The ICJ proceedings are the most recent development in what has been a never-ending conflict. The crisis began in 1988 when Armenians residing in Karabakh requested that their territory be transferred from Soviet Azerbaijan to Soviet Armenia. Soviet authorities refused this request, and this spurred protests in the region. Fighting then began between the ethnic Armenians and Azerbaijanis living in Karabakh, and this evolved into an armed conflict.
To this day, the Nagorno-Karabakh region is disputed by the Armenian and Azerbaijani governments. Over the past few decades, numerous ceasefires have been implemented and broken. The ongoing conflict has resulted in the deaths of over 6,000, and the crisis continues without end.

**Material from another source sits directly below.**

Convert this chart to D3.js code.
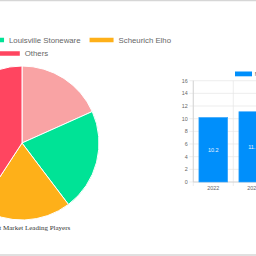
<!DOCTYPE html>
<html>
<head>
<meta charset="utf-8">
<script src="https://cdn.jsdelivr.net/npm/d3@7"></script>
<style>
  html, body { margin: 0; padding: 0; background: #fff; }
  svg { display: block; }
</style>
</head>
<body>
<div id="main-frame"></div>
<script>
// pie: leading players share
const players = ["The HC Companies Inc", "Louisville Stoneware", "Scheurich Elho", "Others"];
const shares = [18.3, 21.4, 19.5, 40.8];
const playerColors = ["#F9A3A4", "#00E396", "#FEB019", "#FF4560"];
const pieTitle = "Plant Pot Market Leading Players";

// bars: market size by year
const years = ["2022", "2023", "2024"];
const marketSize = [10.2, 11.1, null];
const barSeries = "Market Size";
const yTicks = [0, 2, 4, 6, 8, 10, 12, 14, 16];

const W = 256, H = 256;

const svg = d3.select("#main-frame")
  .append("svg")
  .attr("width", W)
  .attr("height", H);

// page separators
svg.append("line").attr("x1", 0).attr("x2", W).attr("y1", 0.5).attr("y2", 0.5)
  .attr("stroke", "#d6d6d6").attr("stroke-width", 1.5);
svg.append("line").attr("x1", 0).attr("x2", W).attr("y1", 255).attr("y2", 255)
  .attr("stroke", "#d6d6d6").attr("stroke-width", 1.5);

// ---- pie ----
const cx = 22, cy = 143, r = 77;
const pieData = players.map((p, i) => ({ name: p, value: shares[i], color: playerColors[i] }));
const pie = d3.pie().sort(null).value(d => d.value);
const arc = d3.arc().innerRadius(0).outerRadius(r);

const pieG = svg.append("g").attr("transform", `translate(${cx}, ${cy})`);
pieG.selectAll("path")
  .data(pie(pieData))
  .enter()
  .append("path")
  .attr("d", arc)
  .attr("fill", d => d.data.color)
  .attr("stroke", "#fff")
  .attr("stroke-width", 1);

svg.append("text")
  .attr("x", cx + 1)
  .attr("y", 229.5)
  .attr("text-anchor", "middle")
  .attr("font-family", "Liberation Serif, serif")
  .attr("font-size", 7)
  .attr("fill", "#333")
  .text(pieTitle);

// legend, rows centred on pie
const legendFont = "Liberation Sans, Arial, sans-serif";
const legendSize = 7.8;
const boxW = 24, boxH = 4.5, boxGap = 5, itemGap = 9;
const rows = [[0, 1, 2], [3]];
const rowY = [40, 53.5];
const rowShift = [-6, 0];
const measure = svg.append("text").attr("font-family", legendFont).attr("font-size", legendSize).attr("visibility", "hidden");
const textW = players.map(p => { measure.text(p); return measure.node().getComputedTextLength(); });
measure.remove();

rows.forEach((row, ri) => {
  const widths = row.map(i => boxW + boxGap + textW[i]);
  const total = d3.sum(widths) + itemGap * (row.length - 1);
  let x = cx + rowShift[ri] - total / 2;
  row.forEach((i, k) => {
    const g = svg.append("g");
    g.append("rect")
      .attr("x", x).attr("y", rowY[ri] - boxH / 2)
      .attr("width", boxW).attr("height", boxH)
      .attr("fill", playerColors[i]);
    g.append("text")
      .attr("x", x + boxW + boxGap)
      .attr("y", rowY[ri])
      .attr("dy", "0.35em")
      .attr("font-family", legendFont)
      .attr("font-size", legendSize)
      .attr("fill", "#666")
      .text(players[i]);
    x += widths[k] + itemGap;
  });
});

// ---- bars ----
const plotLeft = 193.3, plotTop = 80.7, plotBottom = 182;
const xScale = d3.scaleBand()
  .domain(years)
  .range([plotLeft, plotLeft + 40 * years.length])
  .paddingInner(0.28)
  .paddingOuter(0.14);
const yScale = d3.scaleLinear().domain([0, 16]).range([plotBottom, plotTop]);
const step = xScale.step();

const grid = svg.append("g").attr("stroke", "#e6e6e6").attr("stroke-width", 0.7);
yTicks.forEach(t => {
  grid.append("line")
    .attr("x1", plotLeft - 4).attr("x2", W)
    .attr("y1", yScale(t)).attr("y2", yScale(t));
});
years.forEach((y, i) => {
  const gx = plotLeft + step * i;
  grid.append("line")
    .attr("x1", gx).attr("x2", gx)
    .attr("y1", plotTop).attr("y2", plotBottom + 4);
});
grid.append("line").attr("x1", plotLeft + step * years.length).attr("x2", plotLeft + step * years.length)
  .attr("y1", plotTop).attr("y2", plotBottom + 4);

// axis lines a bit darker
svg.append("line").attr("x1", plotLeft).attr("x2", plotLeft).attr("y1", plotTop).attr("y2", plotBottom)
  .attr("stroke", "#d0d0d0").attr("stroke-width", 0.8);
svg.append("line").attr("x1", plotLeft).attr("x2", W).attr("y1", plotBottom).attr("y2", plotBottom)
  .attr("stroke", "#d0d0d0").attr("stroke-width", 0.8);

svg.append("g")
  .selectAll("text")
  .data(yTicks)
  .enter()
  .append("text")
  .attr("x", plotLeft - 5.5)
  .attr("y", d => yScale(d))
  .attr("dy", "0.35em")
  .attr("text-anchor", "end")
  .attr("font-family", legendFont)
  .attr("font-size", 5.4)
  .attr("fill", "#666")
  .text(d => d);

svg.append("g")
  .selectAll("text")
  .data(years)
  .enter()
  .append("text")
  .attr("x", d => xScale(d) + xScale.bandwidth() / 2)
  .attr("y", 188.5)
  .attr("dy", "0.35em")
  .attr("text-anchor", "middle")
  .attr("font-family", legendFont)
  .attr("font-size", 5.4)
  .attr("fill", "#666")
  .text(d => d);

const barData = years.map((y, i) => ({ year: y, value: marketSize[i] })).filter(d => d.value != null);

svg.append("g")
  .selectAll("rect")
  .data(barData)
  .enter()
  .append("rect")
  .attr("x", d => xScale(d.year))
  .attr("y", d => yScale(d.value))
  .attr("width", xScale.bandwidth())
  .attr("height", d => plotBottom - yScale(d.value))
  .attr("fill", "#008FFB")
  .attr("stroke", "#3aa6fb")
  .attr("stroke-width", 0.6);

svg.append("g")
  .selectAll("text")
  .data(barData)
  .enter()
  .append("text")
  .attr("x", d => xScale(d.year) + xScale.bandwidth() / 2)
  .attr("y", d => (yScale(d.value) + plotBottom) / 2)
  .attr("dy", "0.35em")
  .attr("text-anchor", "middle")
  .attr("font-family", legendFont)
  .attr("font-size", 5.5)
  .attr("fill", "#e8f3ff")
  .text(d => d.value);

// bar legend
svg.append("rect")
  .attr("x", 235).attr("y", 71.5)
  .attr("width", 17).attr("height", 4.8)
  .attr("fill", "#008FFB");
svg.append("text")
  .attr("x", 254.7).attr("y", 74)
  .attr("dy", "0.35em")
  .attr("font-family", legendFont)
  .attr("font-size", 5.5)
  .attr("fill", "#666")
  .text(barSeries);
</script>
</body>
</html>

The international community has struggled to identify ways in which it can act in the Nagorno-Karabakh region. It has previously provided financial assistance and humanitarian aid, but this has not ended the conflict. An inability to make a significant impact, however, should not mean that the crisis can be ignored.
The West's lack of effort was most apparent during the recent skirmish in the autumn of 2020. As tensions flared between Armenia and Azerbaijan, the West failed to respond. This allowed Russia and Turkey to step in as intermediaries during the renewed conflict. A ceasefire was brokered by the end of the year, and Armenia and Azerbaijan agreed to the new terms.
The conditions outlined in the deal stated that “all economic and transport links would be unblocked.” Azerbaijan has reclaimed the Ağdam, Kalbajar, and Lachin districts. Turkey is taking part in the peacekeeping process by sending observers to monitor the situation. Finally, Russia is deploying peacekeeping forces to the Nagorno-Karabakh region for five years. In other words, Russia has established a foothold in the Caucasus while Turkey gains “significant influence in the region.”
Unfortunately, the reignited during the summer of 2021, prompting the recent court proceedings at the ICJ. The court is currently hearing Armenia’s and Azerbaijan’s cases, but that doesn't mean the West is off the hook when it comes to caring about Nagorno-Karabakh.
Why should the West care about the Nagorno-Karabakh conflict? First, the outcome of this crisis could significantly impact Europe’s energy security. Currently, Europe imports some of its gas from the Caucasus. Known as the Southern Gas Corridor, the pipeline will carry 16 billion cubic meters of gas annually from Azerbaijan to Europe. If Russia were to establish a greater presence in the Nagorno-Karabakh region, this could see Gazprom force its way into the Caucasus. This gas company would likely want to restrict Southern Gas Corridor sales so that Russia could strengthen its position over Europe. A reduction in gas from the Southern Gas Corridor would lead to a greater reliance on Russian gas, possibly allowing Russia to establish energy dominance over Europe. Over the past few years, Russia has pushed for the creation of the TurkStream and Nord Stream pipelines in an attempt to reroute Europe’s energy supply. This has seen Russia gain considerable influence over Europe.
In addition, there is a high risk that the Nagorno-Karabakh conflict could have an international ripple effect. Currently, Russia has aligned itself with Armenia while Turkey, a NATO member, supports Azerbaijan. If the conflict were to escalate to the point where it involved Russian and Turkish troops, and if a skirmish occurred between these two regional powers, this could force the West into an international conflict. According to NATO’s Article 5, “an attack against one Ally is considered as an attack against all Allies.” If Russia were to attack Turkish troops in the Caucasus, as a NATO member, Turkey ostensibly could call for its North American and European Allies to invoke Article 5.
Overall, Armenia and Azerbaijan have failed to grasp the attention of the international community. Their ongoing conflict has largely gone unnoticed, and Russia and Turkey have attempted to spread their influence in the Caucasus. Therefore, the West must position itself as an intermediary in this conflict. Europe and the United States must send dignitaries to meet with Armenian and Azerbaijani leaders to bring an end to the crisis. Otherwise, if the Nagorno-Karabakh conflict continues, and if the situation escalates, it could lead to an international crisis. The world cannot afford another global war.